The litany of complaints continue right up to the tragedy at Godhra. ‘‘Just look, the government’s statements and the editorials in the English language press seem to suggest that it were the kar sevaks who had murdered the passengers.’’ Then, after a pause, ‘‘why don’t they blame the Muslims who perpetrated the heinous crime?’’

I have given this flavour of the thinking among the higher echelons of the parivar simply to communicate the frightening truth: the Sangh parivar is in a black mood after the recent humiliating electoral reverses.

Last night a journalist from Israeli radio interviewed me on the Godhra incident and what it portends. Let me repeat her question verbatim: ‘‘While General Musharraf is trying to contain religious extremism in his country, is religious radicalism on the increase in India?’’

This is the sort of question journalists contrive to come up with while coping with an issue which is far too complex to lend itself to instant punditry.

And, yet, just ponder for a moment how this Israeli journalist’s mind must have been working.
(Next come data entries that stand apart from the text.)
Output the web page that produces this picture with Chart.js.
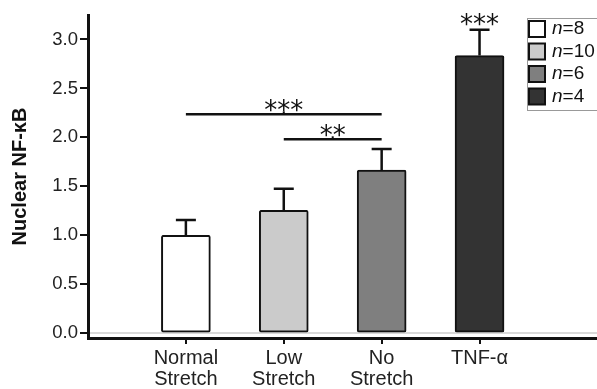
<!DOCTYPE html>
<html>
<head>
<meta charset="utf-8">
<script src="https://cdn.jsdelivr.net/npm/chart.js@4"></script>
<style>
html, body { margin: 0; padding: 0; background: #fff; }
</style>
</head>
<body>
<canvas id="grafico" width="597" height="389"></canvas>
<script>
// dados
var categorias = [["Normal", "Stretch"], ["Low", "Stretch"], ["No", "Stretch"], "TNF-α"];
var posicoes = [1, 2, 3, 4];
var medias = [1.0, 1.255, 1.665, 2.835];
var erros = [0.155, 0.22, 0.215, 0.265];
var nAmostras = ["8", "10", "6", "4"];
var cores = ["#ffffff", "#cbcbcb", "#7f7f7f", "#333333"];
var yTicks = [0, 0.5, 1, 1.5, 2, 2.5, 3];

// comparacoes de significancia
var sigDe = [1, 2];
var sigAte = [3, 3];
var sigAltura = [2.235, 1.98];
var sigTexto = ["***", "**"];
var tnfTexto = "***";

var pluginExtras = {
  id: "extras",
  afterDatasetsDraw: function (chart) {
    var c = chart.ctx;
    var x = chart.scales.x;
    var y = chart.scales.y;
    c.save();
    c.strokeStyle = "#111";
    c.lineWidth = 2.5;

    // barras de erro
    for (var i = 0; i < medias.length; i++) {
      var px = x.getPixelForValue(posicoes[i]);
      var y0 = y.getPixelForValue(medias[i]);
      var y1 = y.getPixelForValue(medias[i] + erros[i]);
      c.beginPath();
      c.moveTo(px, y0);
      c.lineTo(px, y1);
      c.moveTo(px - 10, y1);
      c.lineTo(px + 10, y1);
      c.stroke();
    }

    // linhas de significancia
    c.font = "26px 'DejaVu Sans'";
    c.fillStyle = "#111";
    c.textAlign = "center";
    c.textBaseline = "alphabetic";
    for (var j = 0; j < sigDe.length; j++) {
      var xa = x.getPixelForValue(sigDe[j]);
      var xb = x.getPixelForValue(sigAte[j]);
      var py = y.getPixelForValue(sigAltura[j]);
      c.lineWidth = 2.5;
      c.beginPath();
      c.moveTo(xa, py);
      c.lineTo(xb, py);
      c.stroke();
      var meio = (xa + xb) / 2;
      c.lineWidth = 2;
      c.beginPath();
      c.moveTo(meio, py);
      c.lineTo(meio, py - 3);
      c.stroke();
      c.fillText(sigTexto[j], meio, py + 5);
    }

    // asteriscos do TNF
    var xt = x.getPixelForValue(posicoes[3]);
    var yt = y.getPixelForValue(medias[3] + erros[3]);
    c.fillText(tnfTexto, xt, yt + 3);

    // legenda
    c.lineWidth = 1;
    c.strokeStyle = "#999";
    c.strokeRect(527.5, 18.5, 80, 92);
    for (var k = 0; k < nAmostras.length; k++) {
      var cy = 29 + k * 22.5;
      c.fillStyle = cores[k];
      c.fillRect(529, cy - 8, 16, 16);
      c.lineWidth = 2;
      c.strokeStyle = "#111";
      c.strokeRect(529, cy - 8, 16, 16);
      c.fillStyle = "#111";
      c.textAlign = "left";
      c.textBaseline = "middle";
      c.font = "italic 19px 'Liberation Sans'";
      c.fillText("n", 552, cy);
      var w = c.measureText("n").width;
      c.font = "19px 'Liberation Sans'";
      c.fillText("=" + nAmostras[k], 552 + w, cy);
    }
    c.restore();
  }
};

var graf = document.getElementById("grafico").getContext("2d");
var grafico = new Chart(graf, {
  type: "bar",
  data: {
    datasets: [
      {
        data: posicoes.map(function (p, i) { return { x: p, y: medias[i] }; }),
        backgroundColor: cores,
        borderColor: "#111",
        borderWidth: 2,
        borderRadius: 2,
        borderSkipped: false,
        barThickness: 49
      }
    ]
  },
  options: {
    responsive: false,
    animation: false,
    layout: { padding: { top: 15, right: 0, left: 0, bottom: 0 } },
    plugins: {
      legend: { display: false },
      tooltip: { enabled: false }
    },
    scales: {
      x: {
        type: "linear",
        min: 0,
        max: 5.2,
        offset: false,
        afterBuildTicks: function (s) { s.ticks = posicoes.map(function (v) { return { value: v }; }); },
        afterFit: function (s) { s.height = 51; },
        grid: { offset: false, drawOnChartArea: false, color: "#111", lineWidth: 2, tickLength: 6 },
        border: { color: "#111", width: 3 },
        ticks: {
          callback: function (v) { return categorias[posicoes.indexOf(v)]; },
          font: { family: "Liberation Sans", size: 20, lineHeight: 1.05 },
          color: "#222",
          padding: 4,
          maxRotation: 0,
          autoSkip: false
        }
      },
      y: {
        min: -0.05,
        max: 3.25,
        afterBuildTicks: function (s) { s.ticks = yTicks.map(function (v) { return { value: v }; }); },
        afterFit: function (s) { s.width = 88; },
        grid: {
          color: function (ctx) { return ctx.tick && ctx.tick.value === 0 ? "#d9d9d9" : "rgba(0,0,0,0)"; },
          tickColor: "#111",
          lineWidth: 2,
          tickLength: 8
        },
        border: { color: "#111", width: 3 },
        ticks: {
          callback: function (v) { return v.toFixed(1); },
          font: { family: "Liberation Sans", size: 18.5 },
          color: "#222",
          padding: 2
        },
        title: {
          display: true,
          text: "Nuclear NF-κB",
          font: { family: "Liberation Sans", size: 20, weight: "bold" },
          color: "#111",
          padding: { top: 8, bottom: 0 }
        }
      }
    }
  },
  plugins: [pluginExtras]
});
</script>
</body>
</html>
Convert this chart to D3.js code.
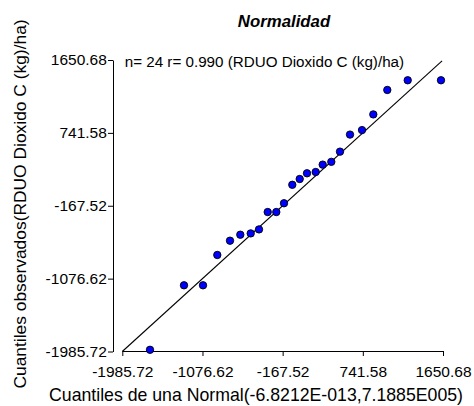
<!DOCTYPE html>
<html>
<head>
<meta charset="utf-8">
<script src="https://cdn.jsdelivr.net/npm/d3@7"></script>
<style>
  body { margin: 0; background: #fff; }
  svg { display: block; }
  text { font-family: "Liberation Sans", Arial, sans-serif; fill: #000; }
</style>
</head>
<body>
<svg id="chart" width="474" height="406"></svg>
<script>
// Theoretical normal quantiles (x) and observed sorted residuals (y), n = 24
const theoretical = [
  -1671.6, -1286.1, -1070.6, -908.5, -764.5, -647.7, -529.8, -435.7,
  -337.0, -239.5, -152.2, -58.1, 25.8, 108.6, 207.3, 286.6,
  384.2, 482.8, 596.2, 732.3, 860.4, 1019.1, 1250.5, 1628.0
];
const observed = [
  -1964.5, -1160.1, -1160.1, -781.5, -603.4, -528.7, -512.5, -462.7,
  -246.0, -246.0, -136.4, 94.0, 166.2, 237.2, 253.3, 345.5,
  380.4, 507.4, 720.3, 776.4, 971.9, 1277.0, 1397.8, 1397.8
];
const tickValues = [-1985.72, -1076.62, -167.52, 741.58, 1650.68];
const axisMin = -1985.72;
const axisMax = 1650.68;
const refLineEnds = [-1985.72, 1640];

const titleText = "Normalidad";
const statsText = "n= 24 r= 0.990 (RDUO Dioxido C (kg)/ha)";
const xTitle = "Cuantiles de una Normal(-6.8212E-013,7.1885E005)";
const yTitle = "Cuantiles observados(RDUO Dioxido C (kg)/ha)";

const svg = d3.select("#chart");

const x = d3.scaleLinear().domain([axisMin, axisMax]).range([122.3, 443]);
const y = d3.scaleLinear().domain([axisMin, axisMax]).range([351.5, 60]);
const fmt = d => d.toFixed(2);

// x axis
const gx = svg.append("g")
  .attr("transform", "translate(0,351)")
  .call(d3.axisBottom(x).tickValues(tickValues).tickFormat(fmt)
    .tickSize(5).tickSizeOuter(0));
gx.attr("font-size", null).attr("font-family", null);
gx.selectAll("text").style("font-size", "15.5px").attr("y", 25.5).attr("dy", null);
gx.selectAll("path,line").attr("stroke", "#000").attr("stroke-width", 1);

// y axis
const gy = svg.append("g")
  .attr("transform", "translate(113,0)")
  .call(d3.axisLeft(y).tickValues(tickValues).tickFormat(fmt)
    .tickSize(5).tickSizeOuter(0).tickPadding(1.2));
gy.attr("font-size", null).attr("font-family", null);
gy.selectAll("text").style("font-size", "15.5px").attr("dy", "0.3em");
gy.selectAll("path,line").attr("stroke", "#000").attr("stroke-width", 1);

// reference line y = x
svg.append("line")
  .attr("x1", x(refLineEnds[0])).attr("y1", y(refLineEnds[0]))
  .attr("x2", x(refLineEnds[1])).attr("y2", y(refLineEnds[1]))
  .attr("stroke", "#000").attr("stroke-width", 1.1);

// points
const pts = theoretical.map((t, i) => ({ t, o: observed[i] }));
svg.append("g").selectAll("circle")
  .data(pts)
  .join("circle")
  .attr("cx", d => x(d.t))
  .attr("cy", d => y(d.o))
  .attr("r", 3.7)
  .attr("fill", "#0000ff")
  .attr("stroke", "#000")
  .attr("stroke-width", 0.9);

// title
svg.append("text")
  .attr("x", 284).attr("y", 26.7)
  .attr("text-anchor", "middle")
  .style("font-size", "16.8px")
  .style("font-weight", "bold")
  .style("font-style", "italic")
  .text(titleText);

// stats annotation
svg.append("text")
  .attr("x", 124.7).attr("y", 67)
  .style("font-size", "15.2px")
  .text(statsText);

// axis titles
svg.append("text")
  .attr("x", 256).attr("y", 401)
  .attr("text-anchor", "middle")
  .style("font-size", "17.7px")
  .text(xTitle);

svg.append("text")
  .attr("transform", "translate(25.5,204) rotate(-90)")
  .attr("text-anchor", "middle")
  .style("font-size", "17.4px")
  .text(yTitle);
</script>
</body>
</html>
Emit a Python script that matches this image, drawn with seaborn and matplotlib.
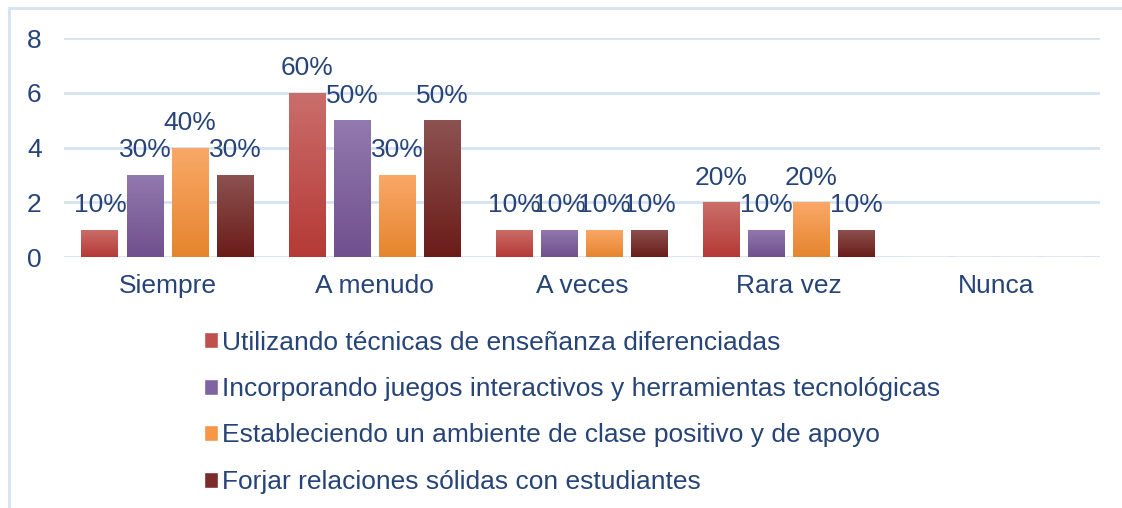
import numpy as np
import pandas as pd
import matplotlib
matplotlib.use("Agg")
import matplotlib.pyplot as plt
from matplotlib.colors import LinearSegmentedColormap
from matplotlib.patches import Patch, Rectangle
import seaborn as sns

# ------------------------
# DATA
# ------------------------
categories = ["Siempre", "A menudo", "A veces", "Rara vez", "Nunca"]
series = [
    "Utilizando técnicas de enseñanza diferenciadas",
    "Incorporando juegos interactivos y herramientas tecnológicas",
    "Estableciendo un ambiente de clase positivo y de apoyo",
    "Forjar relaciones sólidas con estudiantes",
]
tecnicas = [1, 6, 1, 2, 0]
juegos = [3, 5, 1, 1, 0]
ambiente = [4, 3, 1, 2, 0]
relaciones = [3, 5, 1, 1, 0]
total_resp = 10

# base colour + (top, bottom) gradient colours
colors = ["#C0504D", "#8064A2", "#F79646", "#7B2C2A"]
grads = [("#CA6E6B", "#B53A36"), ("#9279AE", "#70508E"),
         ("#FAA868", "#E5852E"), ("#8C5250", "#6B1C19")]

TEXT = "#264478"
GRID = "#D6E2F2"

df = pd.DataFrame({
    "cat": categories * 4,
    "serie": np.repeat(series, len(categories)),
    "val": tecnicas + juegos + ambiente + relaciones,
})

sns.set_style("white")
plt.rcParams["font.family"] = ["Liberation Sans", "DejaVu Sans"]

fig = plt.figure(figsize=(11.22, 5.08), dpi=100)
ax = fig.add_axes([0.057, 0.494, 0.923, 0.431])

sns.barplot(data=df, x="cat", y="val", hue="serie", palette=colors,
            width=0.87, gap=0.18, ax=ax, legend=False, saturation=1)

ax.set_ylim(0, 8)
ax.set_xlim(-0.5, len(categories) - 0.5)
ax.set_yticks([0, 2, 4, 6, 8])
ax.set_axisbelow(True)
ax.grid(axis="y", color=GRID, lw=2)
for s in ax.spines.values():
    s.set_visible(False)
ax.set_xlabel("")
ax.set_ylabel("")
ax.tick_params(axis="both", length=0, labelsize=19, colors=TEXT)
ax.tick_params(axis="y", pad=16)
ax.tick_params(axis="x", pad=12)

# gradient fill + percent labels
for i, cont in enumerate(ax.containers):
    cmap = LinearSegmentedColormap.from_list("g%d" % i, [grads[i][1], grads[i][0]])
    for bar, v in zip(cont, [tecnicas, juegos, ambiente, relaciones][i]):
        x0, w, h = bar.get_x(), bar.get_width(), bar.get_height()
        if h <= 0:
            continue
        bar.set_alpha(0)
        grad = np.linspace(0, 1, 100).reshape(-1, 1)
        im = ax.imshow(grad, extent=(x0, x0 + w, 0, h), origin="lower",
                       cmap=cmap, aspect="auto", zorder=2)
        clip = Rectangle((x0, 0), w, h, transform=ax.transData)
        im.set_clip_path(clip)
        ax.annotate(f"{v * 100 // total_resp}%", (x0 + w / 2, h),
                    xytext=(0, 9), textcoords="offset points",
                    ha="center", va="bottom", fontsize=19, color=TEXT)

ax.set_xlim(-0.5, len(categories) - 0.5)
ax.set_ylim(0, 8)

handles = [Patch(facecolor=c) for c in colors]
fig.legend(handles, series, loc="upper left", bbox_to_anchor=(0.172, 0.370),
           frameon=False, fontsize=19, labelcolor=TEXT,
           handlelength=0.55, handleheight=0.55, handletextpad=0.15,
           labelspacing=0.85, borderaxespad=0)

# outer chart border (cropped on right and bottom)
fig.add_artist(Rectangle((9 / 1122, -0.1), 1.2, 1.1 - 8 / 508,
                         transform=fig.transFigure, fill=False,
                         edgecolor=GRID, lw=2))

fig.savefig("out.png", dpi=100)
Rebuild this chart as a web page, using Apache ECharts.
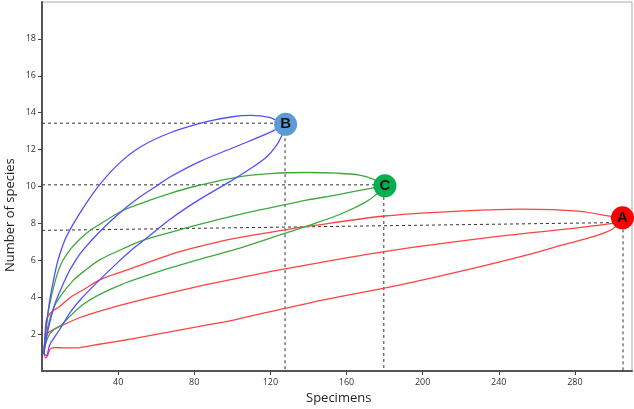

Here was Pakistan, a theocratic state, increasingly under the grip of religious extremists, exploiting Islam for the export of terror worldwide. And yet, with the international community supporting him, Musharraf has seized upon the moment to loosen the extremist strangle hold and embark on far reaching reform towards a modern state. Was India moving in the opposite direction?
Of course this line of thinking is simplistic and somewhat innocent of the Indian reality. But these exactly are the shades in which the world will see us if the Sangh parivar, having lost the electoral battle, in determined to take the battle to the streets.

The government has a great deal to answer for, there can be little doubt about that. What were the central and the state intelligence agencies doing when — it is now commonly recognised — it took weeks of preparations, state sponsorship of kar sevaks, a series of communal incidents, even on trains, all building up to the catastrophe at Godhra.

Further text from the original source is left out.